The print that matters this morning: Bitcoin (BTC) derivatives just got a new on-ramp. Blockchain.com — the platform behind more than 90 million wallets globally — announced today the rollout of perpetual futures trading embedded directly within its non-custodial wallet infrastructure, powered by Hyperliquid (HYPE). Users can now fund positions with BTC already held in their own wallets and access leverage of up to 40x, all while keeping control of their keys for the entirety of the trading lifecycle. According to Blockchain.com, this marks the first major platform to enable this combination of perpetual futures trading and complete asset self-custody at scale.
Trading Derivatives Without Leaving the Wallet
This approach differs sharply from centralized exchanges like Binance, Bybit, or OKX, where users must transfer assets into exchange custody to open positions. Blockchain.com's new feature routes perpetuals trading via Hyperliquid while allowing users to maintain 100% asset control within their wallets. No intermediary holds the collateral; users can fund, open, and manage positions seamlessly and self-custodially, with no loss of ownership at any point.
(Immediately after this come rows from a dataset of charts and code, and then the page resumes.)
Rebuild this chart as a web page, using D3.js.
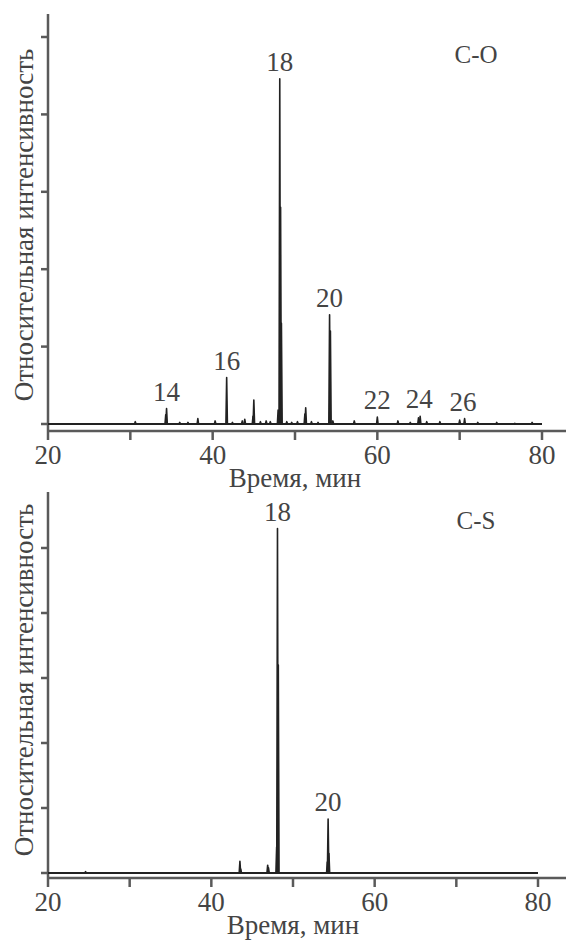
<!DOCTYPE html>
<html>
<head>
<meta charset="utf-8">
<script src="https://cdn.jsdelivr.net/npm/d3@7"></script>
<style>
  body { margin: 0; background: #fff; }
  svg { display: block; }
</style>
</head>
<body>
<div id="chart"></div>
<script>
// chromatograms: peaks as [time, relative height]
var timeTicks = [20, 30, 40, 50, 60, 70, 80];
var timeLabels = [20, 40, 60, 80];
var yTicks = [0, 1, 2, 3, 4, 5];

var peaksCO = [
  [30.6, 0.03], [34.3, 0.12], [34.4, 0.20], [36.0, 0.02], [37.0, 0.02],
  [38.2, 0.07], [40.3, 0.04], [41.7, 0.60], [42.4, 0.02], [43.6, 0.04],
  [43.9, 0.06], [44.9, 0.10], [45.0, 0.31], [45.8, 0.03], [46.5, 0.04],
  [47.0, 0.03], [47.95, 0.18], [48.15, 4.46], [48.25, 2.8], [48.35, 1.3],
  [49.0, 0.03], [49.6, 0.02], [50.3, 0.03], [51.2, 0.13], [51.3, 0.21],
  [52.0, 0.03], [52.8, 0.02], [54.2, 1.41], [54.3, 1.2], [54.6, 0.04],
  [57.2, 0.04], [60.0, 0.09], [62.5, 0.04], [64.0, 0.02], [65.0, 0.08],
  [65.2, 0.10], [66.0, 0.03], [67.6, 0.03], [70.0, 0.05], [70.6, 0.07],
  [72.2, 0.02], [74.5, 0.02], [76.7, 0.01], [78.8, 0.02]
];
var labelsCO = [
  [34.4, 0.20, "14"], [41.7, 0.60, "16"], [48.15, 4.46, "18"], [54.2, 1.41, "20"],
  [60.0, 0.09, "22"], [65.1, 0.10, "24"], [70.4, 0.07, "26"]
];

var peaksCS = [
  [24.6, 0.02], [43.5, 0.18], [43.6, 0.06], [46.9, 0.12], [47.0, 0.08],
  [48.0, 0.40], [48.1, 5.3], [48.2, 3.2], [54.2, 0.17], [54.3, 0.83], [54.4, 0.30]
];
var labelsCS = [
  [48.1, 5.3, "18"], [54.3, 0.83, "20"]
];

var W = 566, H = 941;
var FONT = "'Liberation Serif'";
var svg = d3.select("#chart").append("svg")
    .attr("width", W).attr("height", H);

function label(g, size) {
  return g.append("text")
    .attr("font-family", FONT)
    .attr("font-size", size)
    .attr("fill", "#444");
}

function drawPanel(o) {
  var x = d3.scaleLinear().domain([20, 80]).range([48, o.xEnd]);
  var y = d3.scaleLinear().domain([0, 5]).range([o.y0, o.y5]);
  var g = svg.append("g");

  // y axis: line and left ticks, no labels
  g.append("line")
    .attr("x1", 48).attr("x2", 48)
    .attr("y1", o.yTop).attr("y2", o.axisY)
    .attr("stroke", "#5a5a5a").attr("stroke-width", 2.5);
  g.selectAll(".yt").data(yTicks).enter().append("line")
    .attr("x1", 41).attr("x2", 48)
    .attr("y1", function(d){ return y(d); }).attr("y2", function(d){ return y(d); })
    .attr("stroke", "#5a5a5a").attr("stroke-width", 2.5);

  // x axis sits a little below the baseline
  g.append("line")
    .attr("x1", 47).attr("x2", W)
    .attr("y1", o.axisY).attr("y2", o.axisY)
    .attr("stroke", "#5a5a5a").attr("stroke-width", 2.5);
  g.selectAll(".xt").data(timeTicks).enter().append("line")
    .attr("x1", function(d){ return x(d); }).attr("x2", function(d){ return x(d); })
    .attr("y1", o.axisY).attr("y2", o.axisY + 9)
    .attr("stroke", "#5a5a5a").attr("stroke-width", 2.5);
  timeLabels.forEach(function(d){
    label(g, 27).attr("x", x(d)).attr("y", o.axisY + 33)
      .attr("text-anchor", "middle").text(d);
  });

  // 26px drops the Cyrillic to a sans fallback here, so keep 27px
  label(g, 27)
    .attr("x", (48 + o.xEnd) / 2).attr("y", o.axisY + 56)
    .attr("text-anchor", "middle")
    .text("Время, мин");

  label(g, 27)
    .attr("transform", "translate(33," + o.labelMid + ") rotate(-90)")
    .attr("text-anchor", "middle")
    .text("Относительная интенсивность");

  // baseline trace
  g.append("line")
    .attr("x1", x(20)).attr("x2", x(80))
    .attr("y1", y(0)).attr("y2", y(0))
    .attr("stroke", "#222").attr("stroke-width", 2);

  // peaks
  var hw = 0.09;
  g.selectAll(".pk").data(o.peaks).enter().append("path")
    .attr("d", function(d){
      return "M" + x(d[0] - hw) + "," + y(0) +
             "L" + x(d[0]) + "," + y(d[1]) +
             "L" + x(d[0] + hw) + "," + y(0);
    })
    .attr("fill", "#222").attr("stroke", "#222")
    .attr("stroke-width", 1.6).attr("stroke-linejoin", "round");

  o.labels.forEach(function(d){
    label(g, 27).attr("x", x(d[0])).attr("y", y(d[1]) - 8)
      .attr("text-anchor", "middle").text(d[2]);
  });

  label(g, 25)
    .attr("x", 476).attr("y", o.nameY)
    .attr("text-anchor", "middle")
    .text(o.name);
}

drawPanel({
  peaks: peaksCO, labels: labelsCO, name: "C-O",
  xEnd: 542, y0: 424, y5: 37, yTop: 14, axisY: 431, labelMid: 225, nameY: 63
});
drawPanel({
  peaks: peaksCS, labels: labelsCS, name: "C-S",
  xEnd: 538, y0: 873, y5: 548, yTop: 492, axisY: 878, labelMid: 680, nameY: 529
});
</script>
</body>
</html>
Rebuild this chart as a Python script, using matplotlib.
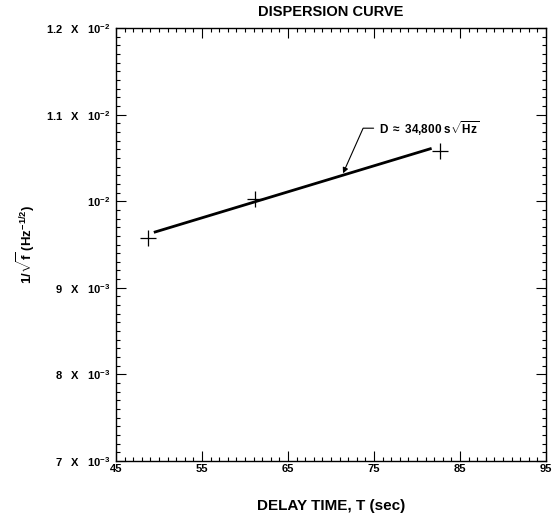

The product launches with BTC-denominated perpetual contracts—flexible leverage up to 40x, real-time pricing, and risk management tools built into the wallet interface. The company notes that new asset types are being planned, including FX, stocks, and commodities. As Co-Founder and Vice Chairman Nic Cary stated, the goal is to make transitioning from holding crypto to trading with it instant, using existing wallet balances as the funding source and keeping control of the keys at every stage.
Stocks365 Take: On-Chain Derivatives Tipping Point?
There is no current Stocks365 signal on Blockchain.com equity, which remains private, but the read-through for public crypto infrastructure and non-custodial derivatives platforms is significant. In our view, the move highlights growing demand for derivatives that avoid centralized custody, especially following high-profile exchange failures in recent years. Hyperliquid's integration means sophisticated leverage—up to 40x—is now natively available to Blockchain.com's vast user base. However, with high leverage comes risk. The platform’s "risk-first" interface—emphasizing small default leverage for beginners and transparent risk explainers—shows Blockchain.com's awareness of the balance between access and caution for its 90 million wallet holders.
Self-Custody After Exchange Failures: Will This Stick?
The backdrop to this launch includes significant shifts in user behavior following major centralized exchange failures, which have pushed more users toward self-custodial solutions. Blockchain.com's product offers an architectural response—letting users trade actively while still controlling their assets directly. While in the past, self-custody was more common among advanced users, this development brings powerful derivatives access to a much broader audience within Blockchain.com's ecosystem.
Regulation: The Wildcard for Non-Custodial Derivatives
The biggest uncertainty is regulatory classification. Crypto derivatives occupy a gray area: the U.S. CFTC has asserted authority over these products, and the SEC's definitions remain unsettled. SEC Commissioner Hester Peirce has advocated for clear rulemaking rather than enforcement-driven clarity. If enforcement actions target self-custodied derivatives, Blockchain.com's core selling point could quickly become a regulatory risk. What will matter most going forward is whether users engage with the new capability at scale—and whether that use is robust, responsible, and sustainable enough to withstand regulatory scrutiny.